No need to convince me, I'm getting the 2010... I just don't know when (lousy car problems eating away my bike funds!) and by the time I order it, the defective Schwalbes might be long gone.


----------



## C130 (Oct 10, 2008)

Speaking of the recall, just got ready for a ride and noticed the rear tire (Ultremo R) had a huge bubble in it, just as the recall states. I hadn't replaced the Ultremo's yet so I just put the new Durano's on that Schwable sent me. Luckily I caught it before I left, guess I should have replaced them as soon as I received them.


----------



## Dan Gerous (Mar 28, 2005)

Okay, I just ordered it today: 2010 SuperSix 2... 
Now the waiting game starts.


----------



## zamboni (Sep 11, 2003)

Dan Gerous said:


> Okay, I just ordered it today: 2010 SuperSix 2...
> Now the waiting game starts.


Dan,

What color did you get?


----------



## Dan Gerous (Mar 28, 2005)

Yellow.


----------



## zamboni (Sep 11, 2003)

Congrat on a nice choice of color and when will you getting the bike?


----------



## Dan Gerous (Mar 28, 2005)

That's the hard part: only in January, my size/color wasn't in stock at Cannondale.
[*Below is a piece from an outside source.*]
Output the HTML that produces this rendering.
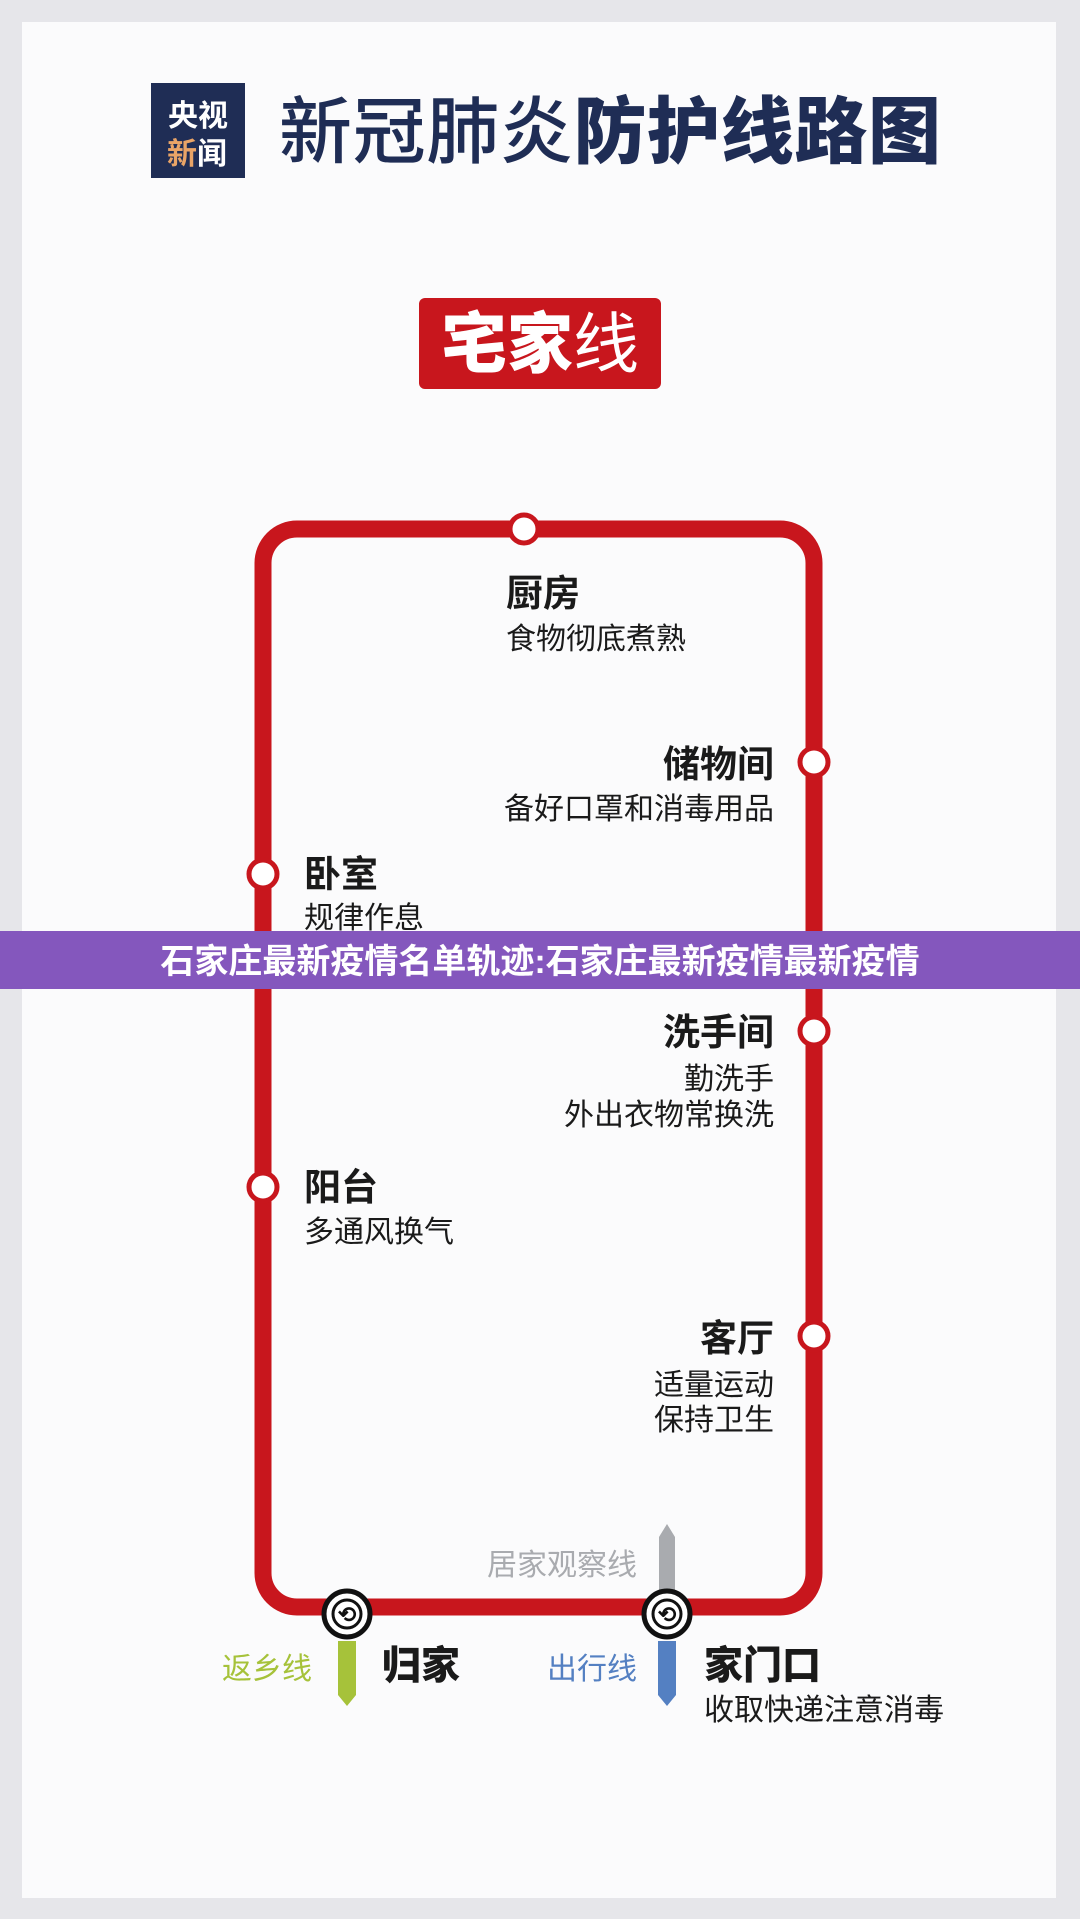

Cruel but since we had our first snow this week and winter is fast approaching, I likely wouldn't ride it for a while, I have cyclocross and mountain bikes to ride in the meantime. Plus, it gives me some time to psychologically prepare my girlfriend for yet another bike! 

I'll add it in the 'Post your Cannondale' thread when it comes in, it wont be 100% stock from the get go.


----------